Secondly, creation and collection of data is a real challenge in policy areas that span jurisdictions and organisations. This is not the first we have heard of this (health care is another classic example). Amazingly there is no common data collection approach but, instead, a multitude of system - think for example of how police officers in each Australian jurisdiction would classify their activities, or health providers, or educational institutions. Getting simple picture is problematic. Prime Minister Rudd noted yesterday at the COAG meeting that ''there's simply not enough statistical analysis to give us clear indications as to what's happening on the ground''. In the end, there is an enormous challenge of getting baseline data and this has still not been solved.

Third, the report and the associated coverage shows us again the perils of performance measurement and reporting. The Prime Minister has indicated that the report was "devastating", and others have lamented the lack of progress. But when the end outcomes of the COAG closing the gap strategy include indicators such as closing the life expectancy gap in a generation, are we right to pass judgement a few years in?
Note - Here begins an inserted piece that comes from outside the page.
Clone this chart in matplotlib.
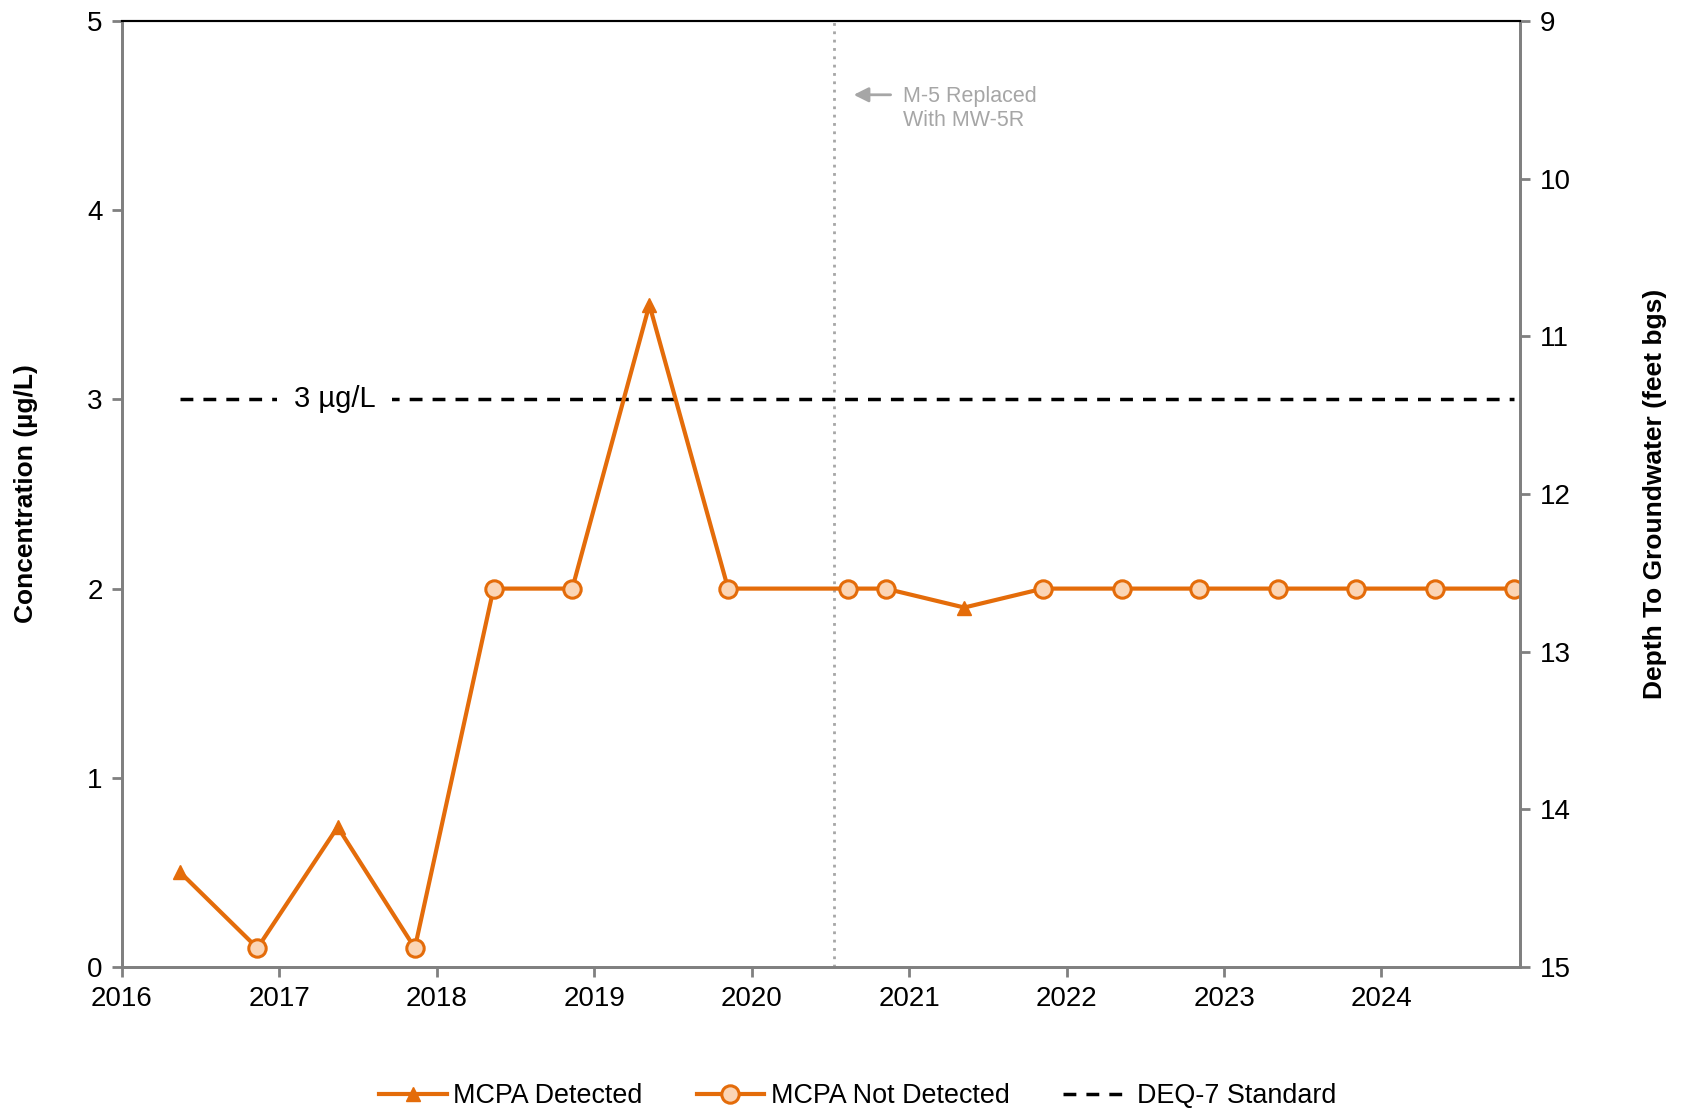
import numpy as np
import matplotlib.pyplot as plt
from matplotlib.lines import Line2D

plt.rcParams['font.family'] = ['Liberation Sans', 'DejaVu Sans']

# sample dates (decimal years) and MCPA concentrations (ug/L)
dates = [2016.37, 2016.86, 2017.37, 2017.86, 2018.36, 2018.86, 2019.35, 2019.85,
         2020.61, 2020.85, 2021.35, 2021.85, 2022.35, 2022.84, 2023.34, 2023.84,
         2024.34, 2024.84]
conc = [0.5, 0.1, 0.74, 0.1, 2.0, 2.0, 3.5, 2.0,
        2.0, 2.0, 1.9, 2.0, 2.0, 2.0, 2.0, 2.0,
        2.0, 2.0]
detected = [True, False, True, False, False, False, True, False,
            False, False, True, False, False, False, False, False,
            False, False]

standard = 3.0
replace_date = 2020.52
years = list(range(2016, 2025))

orange = '#E46C0A'
light = '#FBD5B5'
grey = '#808080'
note_grey = '#A6A6A6'
dash = (0, (3.7, 2.9))

dates = np.array(dates)
conc = np.array(conc)
detected = np.array(detected)

fig = plt.figure(figsize=(16.9, 11.2), dpi=100)
ax = fig.add_axes([122/1690, 1 - 967/1120, (1520-122)/1690, (967-21)/1120])

ax.plot(dates, conc, color=orange, lw=3, zorder=3)
ax.plot(dates[detected], conc[detected], ls='none', marker='^', ms=9.5,
        color=orange, zorder=4)
ax.plot(dates[~detected], conc[~detected], ls='none', marker='o', ms=12.5,
        mfc=light, mec=orange, mew=2.2, zorder=4)

ax.plot([dates[0], dates[-1]], [standard, standard], color='black', ls=dash,
        lw=2.5, zorder=2)
ax.text(2017.35, standard, '3 µg/L', fontsize=21, ha='center', va='center',
        bbox=dict(facecolor='white', edgecolor='none', pad=12), zorder=2.5)

ax.axvline(replace_date, color=note_grey, ls=(0, (1, 2)), lw=2, zorder=1)
ax.annotate('', xy=(2020.63, 4.61), xytext=(2020.9, 4.61),
            arrowprops=dict(arrowstyle='-|>', color=note_grey, lw=2, mutation_scale=22))
ax.text(2020.96, 4.655, 'M-5 Replaced\nWith MW-5R', fontsize=15.5,
        color=note_grey, va='top', ha='left', linespacing=1.15)

ax.set_xlim(2016, 2024.88)
ax.set_ylim(0, 5)
ax.set_xticks(years)
ax.set_xticklabels([str(y) for y in years])
ax.set_yticks(range(0, 6))
ax.set_ylabel('Concentration (µg/L)', fontsize=19, fontweight='bold', labelpad=35)

ax2 = ax.twinx()
ax2.set_ylim(15, 9)
ax2.set_yticks(range(9, 16))
ax2.set_ylabel('Depth To Groundwater (feet bgs)', fontsize=19, fontweight='bold',
               labelpad=52)

for a in (ax, ax2):
    for side in ('left', 'right', 'bottom'):
        a.spines[side].set_color(grey)
        a.spines[side].set_linewidth(2)
    a.spines['top'].set_color('black')
    a.spines['top'].set_linewidth(1.5)
    a.tick_params(length=7, width=2, color=grey, labelsize=20, pad=7)

handles = [
    Line2D([], [], color=orange, lw=3, marker='^', ms=9.5),
    Line2D([], [], color=orange, lw=3, marker='o', ms=12.5, mfc=light, mec=orange, mew=2.2),
    Line2D([], [], color='black', lw=2.5, ls=dash),
]
labels = ['MCPA Detected', 'MCPA Not Detected', 'DEQ-7 Standard']
fig.legend(handles, labels, loc='center', bbox_to_anchor=(858/1690, 1 - 1096/1120),
           ncol=3, frameon=False, fontsize=19.4, handlelength=2.5, columnspacing=2.0,
           handletextpad=0.25)

fig.savefig('out.png', dpi=100)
In other areas very ambitious targets have been set and rightly so: halving the gap in employment outcomes in a decade, having the gap in reading, writing and numeracy within a decade and so on. Another issue emerges around the closing the gap notion: we are not trying to reach an absolute standard, but a relative one and the outcomes for non-Indigenous Australians are not static. This means that where there is improvement in the outcomes for non-Indigenous Australians the gap which has to be breached widens.

For sure we need to track progress, but what will be the implications for policy action? My concern, based on our recent research work, is what the reaction will be and whether there is ever a chance for changes to become embedded in an area subject to so much policy inertia. One of the key things that emerged from our recent field work was the almost constant churn in policy and programs and the inability for people on-the-ground to ever get traction. Let's see what the coming weeks bring.